One exciting highlight from the report is the mention of GraalVM, which has now entered the “Early Majority” phase (translation: stable and ready for use). There are also some fascinating entries in the “Early Adopters” section (like CRaC and Nima) and in the “Innovators” section (GraalPy and GraalWASM). The last one is especially interesting — at the beginning of December, Safari, the last of the major browsers, introduced support for WebAssembly GC.
It’s become a running joke that every year is supposed to be the year of WebAssembly, but as we enter 2025, we’re truly closer than ever. Here’s hoping my predictions aren’t off the mark this time.
The only thing I struggle to agree with is Scala 3 being relegated to the “Late Majority” phase due to its "slow release train." Scala 3.6 was just released, and Scala 3 now has an LTS (Long-Term Support) version. Interestingly, during this week’s Scala Survey announcements, the community actually complained that new versions are coming out too quickly. It seems some developers feel overwhelmed by the pace of changes and the frequency of new releases 😅.
But I won’t rumble on; you can find the report via the link, and this edition has turned out surprisingly long—and there’s more to come.
As the year draws to a close, I’ll break my usual rule of sharing only publications in English to recommend a fantastic Polish podcast: Patoarchitekci (I'll leave translating the name to you, dear reader), hosted by Szymon Warda and Lukasz Kaluzny . In their latest episode, “JVM Now and Its Future”, they dive deep into the past, present, and future of the JVM with Jarosław Pałka.
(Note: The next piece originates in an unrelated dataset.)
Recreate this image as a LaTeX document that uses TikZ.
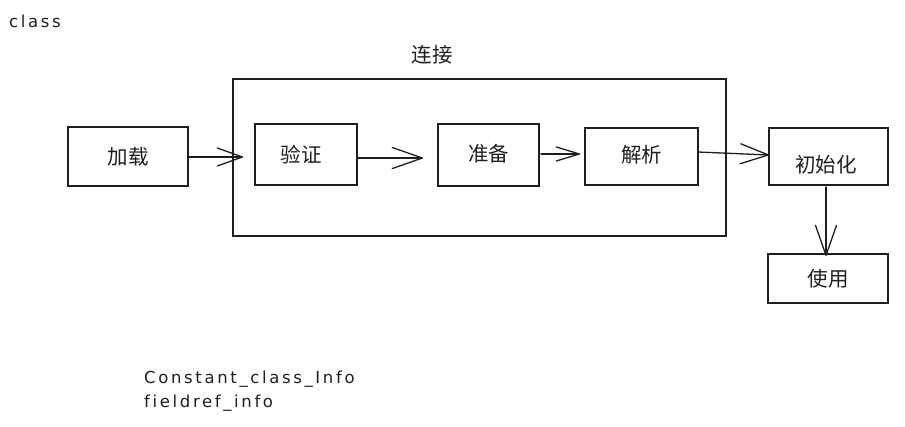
\documentclass[tikz,border=0pt]{standalone}
\usepackage{fontspec}
\newfontfamily\cjk{Noto Sans CJK SC}
\newfontfamily\hand[LetterSpace=16, Ligatures=NoCommon]{DejaVu Sans}
\usetikzlibrary{arrows.meta}
\definecolor{ink}{HTML}{1E1E1E}
\tikzset{
  box/.style={draw=ink, line width=1.3pt, inner sep=0pt, minimum width=#1},
  cjklabel/.style={text=ink, font=\cjk\fontsize{20.5}{24}\selectfont, inner sep=0pt},
  note/.style={text=ink, font=\hand\fontsize{16.5}{24}\selectfont, inner sep=0pt, anchor=west},
  flow/.style 2 args={draw=ink, line width=1.3pt, line cap=round,
    -{Straight Barb[length=#1, width=#2, line width=1.3pt, round]}}
}
\begin{document}
\begin{tikzpicture}[x=1pt, y=-1pt]
  \useasboundingbox (0,0) rectangle (905,426);

  % stray note at the top left
  \node[note] (classnote) at (9,21) {class};

  % linking stage container and its title
  \node[box=493pt, minimum height=157pt] (lianjie) at (479.5,157.5) {};
  \node[cjklabel] (lianjietitle) at (432,55) {连接};

  % stage boxes
  \node[box=120pt, minimum height=59pt] (jiazai)     at (128,156.5) {};
  \node[box=102pt, minimum height=61pt] (yanzheng)   at (306,154.5) {};
  \node[box=101pt, minimum height=62pt] (zhunbei)    at (488.5,155) {};
  \node[box=113pt, minimum height=57pt] (jiexi)      at (641.5,156.5) {};
  \node[box=119pt, minimum height=57pt] (chushihua)  at (828.5,156.5) {};
  \node[box=120pt, minimum height=49pt] (shiyong)    at (828,278.5) {};

  % stage names
  \node[cjklabel] (tjiazai)    at (128,157)   {加载};
  \node[cjklabel] (tyanzheng)  at (301,155)   {验证};
  \node[cjklabel] (tzhunbei)   at (488.5,154) {准备};
  \node[cjklabel] (tjiexi)     at (641.5,155) {解析};
  \node[cjklabel] (tchushihua) at (826,165)   {初始化};
  \node[cjklabel] (tshiyong)   at (828,279)   {使用};

  % arrow ends that stop short of the next box
  \coordinate (s1) at (188,157);
  \coordinate (e1) at (243,157);
  \coordinate (s2) at (357,158);
  \coordinate (e2) at (423,158);
  \coordinate (s3) at (541,154);
  \coordinate (e3) at (580,154);
  \coordinate (s4) at (698,152);
  \coordinate (e4) at (769,155);
  \coordinate (s5) at (826,187);
  \coordinate (e5) at (826,256);

  \draw[flow={25pt}{18pt}] (s1) -- (e1);
  \draw[flow={30pt}{21pt}] (s2) -- (e2);
  \draw[flow={23pt}{14pt}] (s3) -- (e3);
  \draw[flow={28pt}{20pt}] (s4) -- (e4);
  \draw[flow={30pt}{21pt}] (s5) -- (e5);

  % constant pool entry names
  \node[note] (cpool1) at (144,379) {Constant\_class\_Info};
  \node[note] (cpool2) at (144,403) {fieldref\_info};
\end{tikzpicture}
\end{document}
The conversation is packed with not only technical insights but also practical advice, such as optimizing garbage collection in large systems and Java’s role in modern cloud-native environments. Listening to it, you’ll understand why Java continues to reign supreme in databases (and Jarosław, being a Senior Staff Performance Engineer at Neo4j, knows what he’s talking about and has the arguments to back it up). They also touch on the impact of licensing changes and the challenges posed by the growing worlds of big data and AI. If you’re looking for a great recap of what’s happening in the JVM world (and want it in Polish), this episode is a must-listen to close out the year... as is the entire podcast.
And with this paragraph, I’d like to bid you farewell for 2024 — Christmas falls at such an odd time this year that our next edition won’t be until January 9th. This will be the longest break from writing I’ve taken since starting this, but I promise to return with renewed energy 🎄.
May your GC always run without stop-the-world, your applications start faster than a native image, and your code compiles without errors on the first try better than Github Copilot (which since yesterday is free for VSCode users). Merry Christmas and a Happy New Year!